It has been a rough few years for McLaren Automotive. Some luxury and sports car brands have weathered the challenges of the past 24 months surprisingly matter of factly, relying on the desirability of their cars, the good faith of customers and no doubt having a few quid in the bank to get them through. But McLaren hasn’t had it so easy.
The McLaren Group sold a division of its business, not to mention its Woking headquarters (only to lease it back) in 2021. The automotive division parted company with a CEO last year. The Formula 1 team itself was even linked with a sale at one stage.

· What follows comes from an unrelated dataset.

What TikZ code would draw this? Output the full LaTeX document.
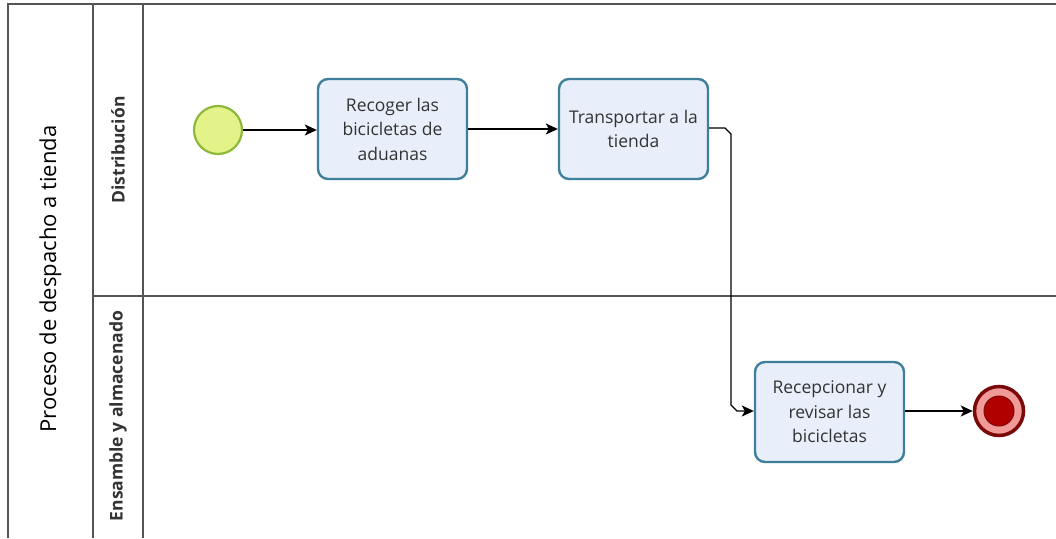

And through it all, the company was having a particularly tough time getting its latest crucial new model, the Artura plug-in hybrid supercar, out of development and into showrooms. Even now, the struggle doesn’t seem to be entirely over. Technologically ambitious and almost entirely new from bumper to bumper, the Artura (whose model name is a portmanteau of ‘art’ and ‘future’) is a car of quite inspired design and packaging, and really expert tuning and execution.
It gives you faith not only in the capabilities of McLaren’s key designers and product planners, but also in the strategic wisdom of a company that knows its business, values its reputation and back catalogue, and wants to bring its existing customers with it into a world of electrified supercars, rather than simply replace them with a new band of clientele of new tastes and priorities.